Breaking my five-star rating for the first time, I have just experienced my first negative review from people who actually told lies about my communication, cleanliness and accommodation. They complained of a "urine stink" and unhygenic conditions, poor communication and poor value for money. None of these complaints was actually true. It is difficult to see what had really upset the four guests so much. They gave me a miserable 1 star which, as you all know, causes us great damage.
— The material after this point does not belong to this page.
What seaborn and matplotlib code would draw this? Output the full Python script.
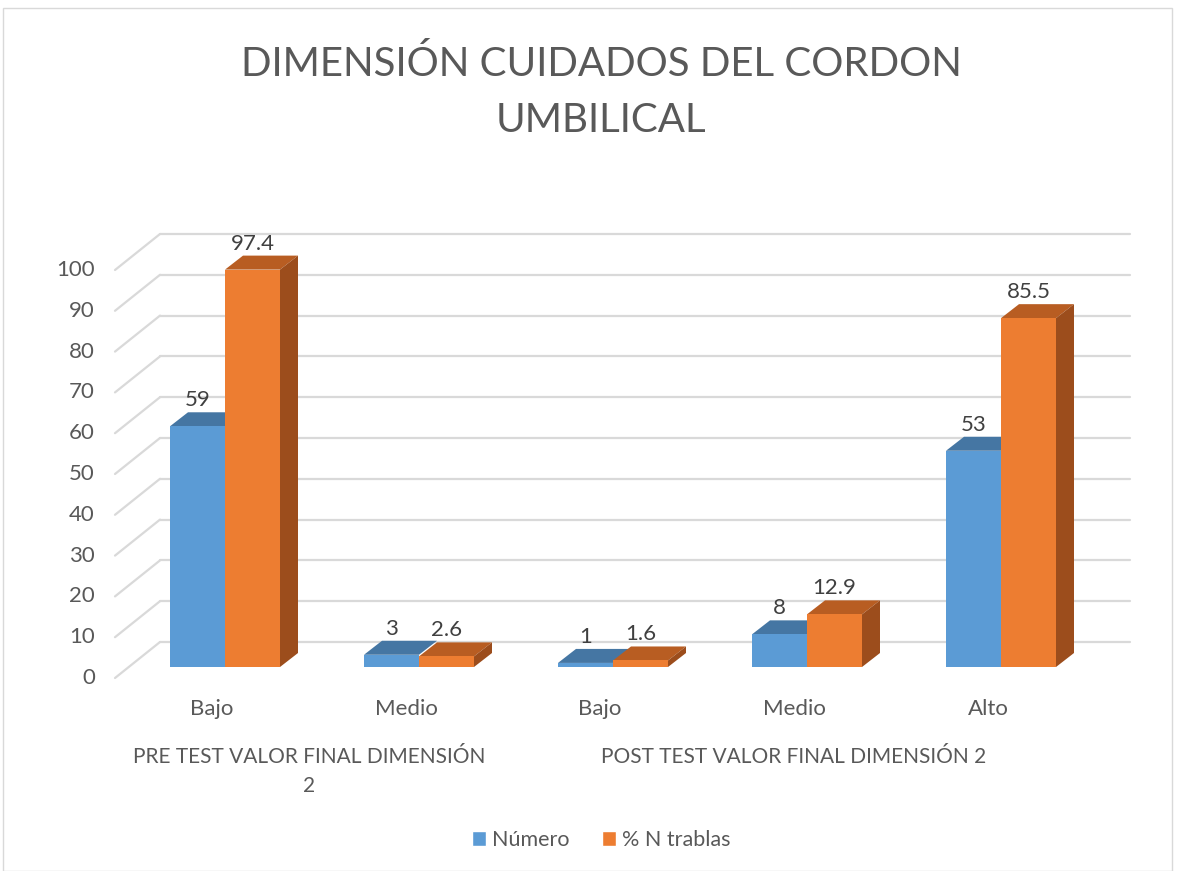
import matplotlib
matplotlib.use("Agg")
from matplotlib import pyplot as plt
from matplotlib.patches import Polygon, Patch, Rectangle
from matplotlib.transforms import offset_copy
import pandas as pd
import seaborn as sns

# data
categories = ["Bajo", "Medio", "Bajo", "Medio", "Alto"]
groups = ["PRE TEST VALOR FINAL DIMENSIÓN\n2", "POST TEST VALOR FINAL DIMENSIÓN 2"]
group_members = [[0, 1], [2, 3, 4]]
numero = [59, 3, 1, 8, 53]
pct_n_trablas = [97.4, 2.6, 1.6, 12.9, 85.5]
series = ["Número", "% N trablas"]
yticks = list(range(0, 101, 10))

BLUE, ORANGE = "#5B9BD5", "#ED7D31"
BLUE_TOP, ORANGE_TOP, ORANGE_SIDE = "#4576A3", "#B85D22", "#9C4D1C"
GRID = "#D9D9D9"
TEXT = "#595959"

sns.set_style("white")
plt.rcParams["font.family"] = ["Lato", "DejaVu Sans"]

keys = [f"{i}-{c}" for i, c in enumerate(categories)]
df = pd.DataFrame({
    "key": keys * 2,
    "valor": numero + pct_n_trablas,
    "serie": [series[0]] * len(keys) + [series[1]] * len(keys),
})

W, H = 1179, 871
fig = plt.figure(figsize=(W / 100, H / 100), dpi=100)
ax = fig.add_axes([128 / W, 204 / H, 970 / W, 408 / H])
sns.barplot(data=df, x="key", y="valor", hue="serie", order=keys,
            hue_order=series, palette=[BLUE, ORANGE], saturation=1,
            width=0.567, legend=False, ax=ax, zorder=3,
            linewidth=0, edgecolor="none")
ax.set_xlim(-0.5, len(keys) - 0.5)
ax.set_ylim(0, 100)
ax.set_axis_off()

# pixel -> data scale
pxx = ax.bbox.width / len(keys)
pxy = ax.bbox.height / 100.0

back = offset_copy(ax.transData, fig=fig, x=32, y=25, units="dots")
front_dx, front_dy = -13 / pxx, -11 / pxy
back_dx, back_dy = 32 / pxx, 25 / pxy

# back wall gridlines + diagonal side-wall lines, with tick labels on front edge
for v in yticks:
    ax.plot([-0.5, len(keys) - 0.5], [v, v], transform=back, color=GRID,
            lw=1.6, clip_on=False, zorder=0)
    ax.plot([-0.5 + front_dx, -0.5 + back_dx], [v + front_dy, v + back_dy],
            color=GRID, lw=1.6, clip_on=False, zorder=0)
    ax.text(-0.5 + front_dx - 20 / pxx, v + front_dy, str(v), ha="right",
            va="center", fontsize=16, color=TEXT)

# 3d faces
ddx, ddy = 18 / pxx, 14 / pxy
for cont, top_c, side_c in zip(ax.containers, [BLUE_TOP, ORANGE_TOP], [None, ORANGE_SIDE]):
    for bar in cont:
        x0, w, h = bar.get_x(), bar.get_width(), bar.get_height()
        x1 = x0 + w
        top = Polygon([(x0, h), (x1, h), (x1 + ddx, h + ddy), (x0 + ddx, h + ddy)],
                      closed=True, fc=top_c, ec="none", clip_on=False, zorder=2)
        ax.add_patch(top)
        if side_c:
            side = Polygon([(x1, 0), (x1, h), (x1 + ddx, h + ddy), (x1 + ddx, ddy)],
                           closed=True, fc=side_c, ec="none", clip_on=False, zorder=2)
            ax.add_patch(side)
        ax.text(x0 + w / 2, h + ddy + 2 / pxy, f"{h:g}", ha="center", va="bottom",
                fontsize=16, color="#404040", zorder=5)

# category labels
for i, c in enumerate(categories):
    ax.text(i + front_dx, -42 / pxy, c, ha="center", va="center",
            fontsize=16, color=TEXT)
for g, members in zip(groups, group_members):
    xc = (members[0] + members[-1]) / 2 + front_dx
    ax.text(xc, -80 / pxy, g, ha="center", va="top", fontsize=15,
            color=TEXT, linespacing=1.55)

fig.text(0.51, 1 - 92 / H, "DIMENSIÓN CUIDADOS DEL CORDON\nUMBILICAL",
         ha="center", va="center", fontsize=29, color=TEXT, linespacing=1.65)

handles = [Patch(fc=BLUE), Patch(fc=ORANGE)]
leg = fig.legend(handles, series, loc="center", bbox_to_anchor=(0.51, 1 - 840 / H),
                 ncol=2, frameon=False, fontsize=15.5, handlelength=0.65,
                 handleheight=0.65, handletextpad=0.3, columnspacing=1.5)
for t in leg.get_texts():
    t.set_color(TEXT)

fig.patches.append(Rectangle((3 / W, 0), 1169 / W, 1 - 8 / H, transform=fig.transFigure,
                             fill=False, ec=GRID, lw=1))

fig.savefig("out.png", dpi=100)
I did not return to my home for nearly two weeks after the guests had left and found that they had left my heating on 24/7 and all the house lights and the garden lights. Goodness knows what they had been doing but they managed to pull one of the bed-headboards off the wall and failed to return one of my keys. I also later discovered that they had placed "crime-scene security tape" around a neighbour's car parked outside my house, saying that this was "their" space and they were entitled to park there. This caused my neighbour a great deal of distress.
Yet, Airbnb, amazingly, have chosen to believe the guests rather than me. How can this be allowed to happen? Reading through some of your conversations above, it seems that I am not alone.